Kaiser raced a bit behind the leaders for the early and midsection of the race, preparing for the right time to show off his team’s speed. It was on the approach to the coast and the final few hundred miles of trail that he made his mark. Kaiser waited until Kaltag to take his mandatory 8-hour rest on the Yukon River. It was on that last push up the Yukon that his team hit a critical stride.
“We just got some trail that the team really likes and we didn’t see much of that this race,” Kaiser said. “My team really likes hard, fast trails where they can go fast, and that was probably the best type of trail for that kind of race, so when they got on that they really wanted to roar. And actually held ‘em back for most of that run.”
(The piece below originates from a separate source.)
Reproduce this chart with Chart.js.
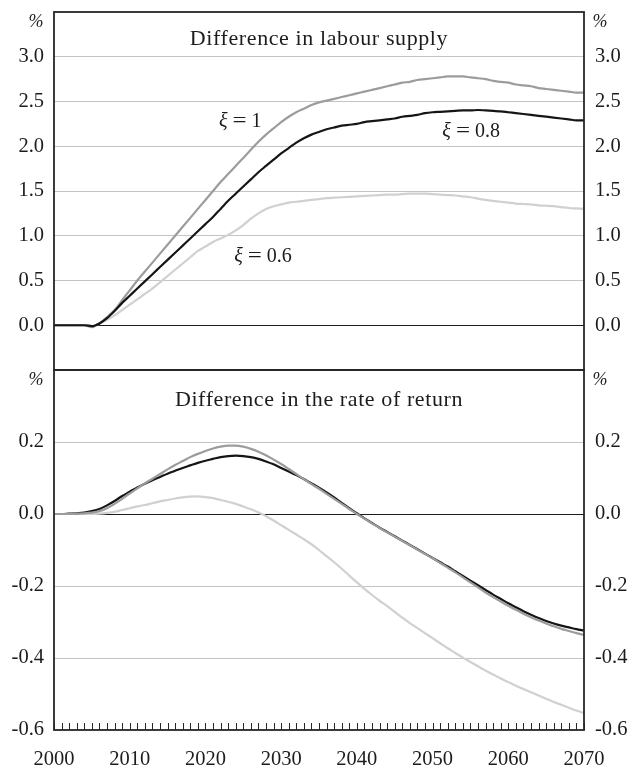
<!DOCTYPE html>
<html>
<head>
<meta charset="utf-8">
<script src="https://cdn.jsdelivr.net/npm/chart.js@4/dist/chart.umd.min.js"></script>
<style>
  html, body { margin: 0; padding: 0; background: #fff; }
  #wrap { position: relative; width: 630px; height: 765px; }
  #wrap canvas { position: absolute; left: 0; top: 0; }
</style>
</head>
<body>
<div id="wrap">
  <canvas id="labour" width="630" height="765"></canvas>
  <canvas id="ret" width="630" height="765"></canvas>
</div>
<script>
// Years on the horizontal axis
const years = [
  2000, 2001, 2002, 2003, 2004, 2005, 2006, 2007, 2008, 2009,
  2010, 2011, 2012, 2013, 2014, 2015, 2016, 2017, 2018, 2019,
  2020, 2021, 2022, 2023, 2024, 2025, 2026, 2027, 2028, 2029,
  2030, 2031, 2032, 2033, 2034, 2035, 2036, 2037, 2038, 2039,
  2040, 2041, 2042, 2043, 2044, 2045, 2046, 2047, 2048, 2049,
  2050, 2051, 2052, 2053, 2054, 2055, 2056, 2057, 2058, 2059,
  2060, 2061, 2062, 2063, 2064, 2065, 2066, 2067, 2068, 2069,
  2070
];

// Difference in labour supply, %
const labourXi1 = [
  0, 0, 0, 0, 0, -0.02, 0.02, 0.09, 0.17, 0.28,
  0.39, 0.5, 0.6, 0.7, 0.8, 0.9, 1.0, 1.1, 1.2, 1.3,
  1.4, 1.5, 1.6, 1.69, 1.78, 1.87, 1.96, 2.05, 2.13, 2.2,
  2.27, 2.33, 2.38, 2.42, 2.46, 2.49, 2.51, 2.53, 2.55, 2.57,
  2.59, 2.61, 2.63, 2.65, 2.67, 2.69, 2.71, 2.72, 2.74, 2.75,
  2.76, 2.77, 2.78, 2.78, 2.78, 2.77, 2.76, 2.75, 2.73, 2.72,
  2.71, 2.69, 2.68, 2.67, 2.65, 2.64, 2.63, 2.62, 2.61, 2.6,
  2.6
];
const labourXi08 = [
  0, 0, 0, 0, 0, -0.01, 0.02, 0.08, 0.16, 0.25,
  0.33, 0.41, 0.49, 0.57, 0.65, 0.73, 0.81, 0.89, 0.97, 1.05,
  1.13, 1.21, 1.3, 1.39, 1.47, 1.55, 1.63, 1.71, 1.78, 1.85,
  1.92, 1.98, 2.04, 2.09, 2.13, 2.16, 2.19, 2.21, 2.23, 2.24,
  2.25, 2.27, 2.28, 2.29, 2.3, 2.31, 2.33, 2.34, 2.35, 2.37,
  2.38, 2.385, 2.39, 2.395, 2.4, 2.4, 2.405, 2.4, 2.395, 2.39,
  2.38, 2.37, 2.36, 2.35, 2.34, 2.33, 2.32, 2.31, 2.3, 2.29,
  2.29
];
const labourXi06 = [
  0, 0, 0, 0, 0, -0.01, 0.02, 0.06, 0.11, 0.17,
  0.23, 0.29, 0.35, 0.41, 0.48, 0.55, 0.62, 0.69, 0.76, 0.83,
  0.88, 0.93, 0.97, 1.01, 1.06, 1.12, 1.19, 1.25, 1.3, 1.33,
  1.35, 1.37, 1.38, 1.39, 1.4, 1.41, 1.42, 1.425, 1.43, 1.435,
  1.44, 1.445, 1.45, 1.455, 1.46, 1.46, 1.465, 1.47, 1.47, 1.47,
  1.465, 1.46, 1.455, 1.45, 1.44, 1.43, 1.415, 1.4, 1.39, 1.38,
  1.37, 1.36, 1.355, 1.35, 1.34, 1.335, 1.33, 1.32, 1.31, 1.305,
  1.3
];

// Difference in the rate of return, percentage points
const returnXi1 = [
  0, 0, 0, 0.001, 0.002, 0.004, 0.008, 0.016, 0.028, 0.042,
  0.057, 0.071, 0.085, 0.098, 0.111, 0.124, 0.136, 0.147, 0.158, 0.167,
  0.175, 0.182, 0.187, 0.19, 0.19, 0.187, 0.181, 0.173, 0.163, 0.151,
  0.139, 0.125, 0.111, 0.097, 0.083, 0.07, 0.056, 0.042, 0.028, 0.014,
  0.0, -0.013, -0.026, -0.039, -0.051, -0.063, -0.075, -0.087, -0.099, -0.111,
  -0.123, -0.136, -0.149, -0.162, -0.176, -0.19, -0.204, -0.218, -0.231, -0.243,
  -0.255, -0.266, -0.277, -0.287, -0.296, -0.304, -0.312, -0.319, -0.325, -0.331,
  -0.336
];
const returnXi08 = [
  0, 0, 0.001, 0.002, 0.004, 0.008, 0.014, 0.024, 0.036, 0.05,
  0.062, 0.074, 0.084, 0.094, 0.103, 0.112, 0.12, 0.128, 0.135, 0.142,
  0.148, 0.153, 0.158, 0.161, 0.162, 0.161, 0.158, 0.153, 0.146, 0.138,
  0.128, 0.118, 0.108, 0.097, 0.085, 0.073, 0.06, 0.046, 0.031, 0.016,
  0.002, -0.012, -0.025, -0.038, -0.05, -0.062, -0.074, -0.086, -0.098, -0.11,
  -0.122, -0.134, -0.146, -0.159, -0.172, -0.185, -0.198, -0.211, -0.224, -0.236,
  -0.248, -0.259, -0.27, -0.28, -0.289, -0.297, -0.304, -0.31, -0.315, -0.32,
  -0.324
];
const returnXi06 = [
  0, 0, 0, 0, 0, 0, 0.001, 0.003, 0.006, 0.011,
  0.016, 0.021, 0.025, 0.03, 0.035, 0.039, 0.043, 0.046, 0.048, 0.049,
  0.047, 0.044, 0.039, 0.034, 0.028, 0.021, 0.013, 0.004, -0.006, -0.018,
  -0.031, -0.044, -0.057, -0.07, -0.084, -0.1, -0.117, -0.134, -0.152, -0.171,
  -0.19, -0.208, -0.225, -0.241, -0.256, -0.272, -0.288, -0.303, -0.317, -0.331,
  -0.345, -0.359, -0.373, -0.386, -0.399, -0.411, -0.423, -0.435, -0.446, -0.457,
  -0.467, -0.477, -0.486, -0.495, -0.504, -0.513, -0.522, -0.53, -0.538, -0.546,
  -0.553
];

// Axis ticks and their labels
const labourTickValues = [-0.5, 0, 0.5, 1, 1.5, 2, 2.5, 3, 3.5];
const labourTickLabels = ['', '0.0', '0.5', '1.0', '1.5', '2.0', '2.5', '3.0', ''];
const returnTickValues = [-0.6, -0.4, -0.2, 0, 0.2, 0.4];
const returnTickLabels = ['-0.6', '-0.4', '-0.2', '0.0', '0.2', ''];
const decadeValues = [2000, 2010, 2020, 2030, 2040, 2050, 2060, 2070];
const decadeLabels = ['2000', '2010', '2020', '2030', '2040', '2050', '2060', '2070'];

// Panel titles and curve labels
const labourTitle = 'Difference in labour supply';
const returnTitle = 'Difference in the rate of return';
const unitLabel = '%';
const labourCurveLabels = [
  { value: '1', x: 2024.6, y: 2.27 },
  { value: '0.8', x: 2055.1, y: 2.16 },
  { value: '0.6', x: 2027.6, y: 0.77 }
];

const FONT = "'Liberation Serif', 'Times New Roman', serif";
const INK = '#1c1c1c';
const COL_XI1 = '#9c9c9c';
const COL_XI08 = '#151515';
const COL_XI06 = '#d0d0d0';
const GRID = '#c4c4c4';
const LEFT_W = 54, RIGHT_W = 46;

function toPoints(vals) {
  return vals.map((v, i) => ({ x: years[i], y: v }));
}

function yScale(position, min, max, values, labels, withGrid) {
  return {
    type: 'linear',
    position: position,
    min: min,
    max: max,
    afterBuildTicks: s => { s.ticks = values.map(v => ({ value: v })); },
    afterFit: s => {
      s.width = position === 'left' ? LEFT_W : RIGHT_W;
      s.paddingTop = 0;
      s.paddingBottom = 0;
    },
    border: { display: false },
    grid: {
      display: withGrid,
      drawTicks: false,
      lineWidth: 1,
      color: c => {
        const v = c.tick ? c.tick.value : null;
        if (v === 0) return INK;
        if (v === min || v === max) return 'rgba(0,0,0,0)';
        return GRID;
      }
    },
    ticks: {
      padding: position === 'left' ? 10 : 11,
      color: INK,
      font: { family: FONT, size: 20.5 },
      callback: (val, idx) => labels[idx]
    }
  };
}

// Frame round the plot area, drawn over the curves
const framePlugin = {
  id: 'frame',
  afterDatasetsDraw(chart, args, opts) {
    const { ctx, chartArea: a } = chart;
    ctx.save();
    ctx.strokeStyle = '#262626';
    ctx.lineWidth = 1.8;
    ctx.strokeRect(a.left, a.top, a.right - a.left, a.bottom - a.top);
    // yearly tick marks standing on the bottom axis
    if (opts.yearTicks) {
      const x = chart.scales.x;
      ctx.lineWidth = 1;
      ctx.strokeStyle = '#262626';
      ctx.beginPath();
      years.forEach(yr => {
        const px = Math.round(x.getPixelForValue(yr)) + 0.5;
        ctx.moveTo(px, a.bottom);
        ctx.lineTo(px, a.bottom - 7);
      });
      ctx.stroke();
    }
    ctx.restore();
  }
};

// Panel title, unit marks and the ξ labels
function drawXiLabel(ctx, cx, cy, value) {
  const size = 20;
  ctx.font = 'italic ' + size + 'px ' + FONT;
  const wXi = ctx.measureText('ξ').width;
  ctx.font = size + 'px ' + FONT;
  const wEq = ctx.measureText('=').width * 1.25;
  const wVal = ctx.measureText(value).width;
  const gap = 5;
  const total = wXi + gap + wEq + gap + wVal;
  let x = cx - total / 2;
  ctx.textBaseline = 'middle';
  ctx.textAlign = 'left';
  ctx.fillStyle = INK;
  ctx.font = 'italic ' + size + 'px ' + FONT;
  ctx.fillText('ξ', x, cy);
  x += wXi + gap;
  ctx.font = size + 'px ' + FONT;
  ctx.save();
  ctx.translate(x, cy);
  ctx.scale(1.25, 1);
  ctx.fillText('=', 0, 0);
  ctx.restore();
  x += wEq + gap;
  ctx.fillText(value, x, cy);
}

const textPlugin = {
  id: 'panelText',
  afterDraw(chart, args, opts) {
    const { ctx, chartArea: a } = chart;
    ctx.save();
    ctx.fillStyle = INK;
    ctx.textAlign = 'center';
    ctx.textBaseline = 'middle';
    ctx.font = '22px ' + FONT;
    ctx.letterSpacing = '0.6px';
    ctx.fillText(opts.title, (a.left + a.right) / 2, a.top + opts.titleOffset);
    ctx.letterSpacing = '0px';
    ctx.font = 'italic 18px ' + FONT;
    ctx.fillText(unitLabel, a.left - 18, a.top + 10);
    ctx.fillText(unitLabel, a.right + 16, a.top + 10);
    if (opts.curveLabels) {
      const xs = chart.scales.x, ys = chart.scales.y;
      opts.curveLabels.forEach(l => {
        drawXiLabel(ctx, xs.getPixelForValue(l.x), ys.getPixelForValue(l.y), l.value);
      });
    }
    ctx.restore();
  }
};

function lineDataset(label, vals, color) {
  return {
    label: label,
    data: toPoints(vals),
    borderColor: color,
    borderWidth: 2.2,
    pointRadius: 0,
    cubicInterpolationMode: 'monotone',
    fill: false
  };
}

// Upper panel: labour supply
new Chart(document.getElementById('labour'), {
  type: 'line',
  data: {
    datasets: [
      lineDataset('ξ = 0.8', labourXi08, COL_XI08),
      lineDataset('ξ = 1', labourXi1, COL_XI1),
      lineDataset('ξ = 0.6', labourXi06, COL_XI06)
    ]
  },
  options: {
    responsive: false,
    animation: false,
    devicePixelRatio: 1,
    layout: { padding: { top: 12, bottom: 395, left: 0, right: 0 } },
    plugins: {
      legend: { display: false },
      tooltip: { enabled: false },
      frame: { yearTicks: false },
      panelText: { title: labourTitle, titleOffset: 27, curveLabels: labourCurveLabels }
    },
    scales: {
      x: { type: 'linear', min: 2000, max: 2070, display: false },
      y: yScale('left', -0.5, 3.5, labourTickValues, labourTickLabels, true),
      yRight: yScale('right', -0.5, 3.5, labourTickValues, labourTickLabels, false)
    }
  },
  plugins: [framePlugin, textPlugin]
});

// Lower panel: rate of return
new Chart(document.getElementById('ret'), {
  type: 'line',
  data: {
    datasets: [
      lineDataset('ξ = 1', returnXi1, COL_XI1),
      lineDataset('ξ = 0.8', returnXi08, COL_XI08),
      lineDataset('ξ = 0.6', returnXi06, COL_XI06)
    ]
  },
  options: {
    responsive: false,
    animation: false,
    devicePixelRatio: 1,
    layout: { padding: { top: 370, bottom: 0, left: 0, right: 0 } },
    plugins: {
      legend: { display: false },
      tooltip: { enabled: false },
      frame: { yearTicks: true },
      panelText: { title: returnTitle, titleOffset: 30 }
    },
    scales: {
      x: {
        type: 'linear',
        min: 2000,
        max: 2070,
        afterBuildTicks: s => { s.ticks = decadeValues.map(v => ({ value: v })); },
        afterFit: s => { s.height = 35; s.paddingLeft = 0; s.paddingRight = 0; },
        border: { display: false },
        grid: { display: false, drawTicks: false },
        ticks: {
          padding: 17,
          maxRotation: 0,
          autoSkip: false,
          color: INK,
          font: { family: FONT, size: 20.5 },
          callback: (val, idx) => decadeLabels[idx]
        }
      },
      y: yScale('left', -0.6, 0.4, returnTickValues, returnTickLabels, true),
      yRight: yScale('right', -0.6, 0.4, returnTickValues, returnTickLabels, false)
    }
  },
  plugins: [framePlugin, textPlugin]
});
</script>
</body>
</html>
With fresh rest in his dogs, he was still three hours behind the race leader Petit, but running fast at the right time.
He matched Petit for the fastest run time to Shaktoolik, and after that checkpoint is when the race broke open. Petit’s dogs stalled on the ice between Shaktoolik and Koyuk, costing Petit his race, but clearing the way for Kaiser and Leifseth Ulsom to battle for the win. Kaiser says as he passed Petit going up the coast he knew things weren’t going well for his competitor.
“I had an idea when I got there that something was going on,” Kaiser said. “I said, ‘Hi,’ and he said, “Hi,’ and that was it.”
On the windy push up to Koyuk, Kaiser again led the field. He gained an hour on Leifseth Ulsom into Koyuk. From there, Kaiser needed to maintain an edge on the athletic Leifseth Ulsom, which over the next few runs resulted in the first title for the Bethel musher.
As Kaiser rested after his win, Jessie Royer mushed in and out of Safety, the last checkpoint before Nome, running in third place. In fourth, Aliy Zirkle was between White Mountain at the time.
And if Royer, Zirkle and Fairbanks musher Paige Drobny — sitting in 7th in White Mountain — maintain their positions, it’ll be the first time ever that three women have finished in the top 10. It’ll also be an enormous leap up the standings for Drobny, who, in four previous Iditarod finishes has never placed higher than 25th.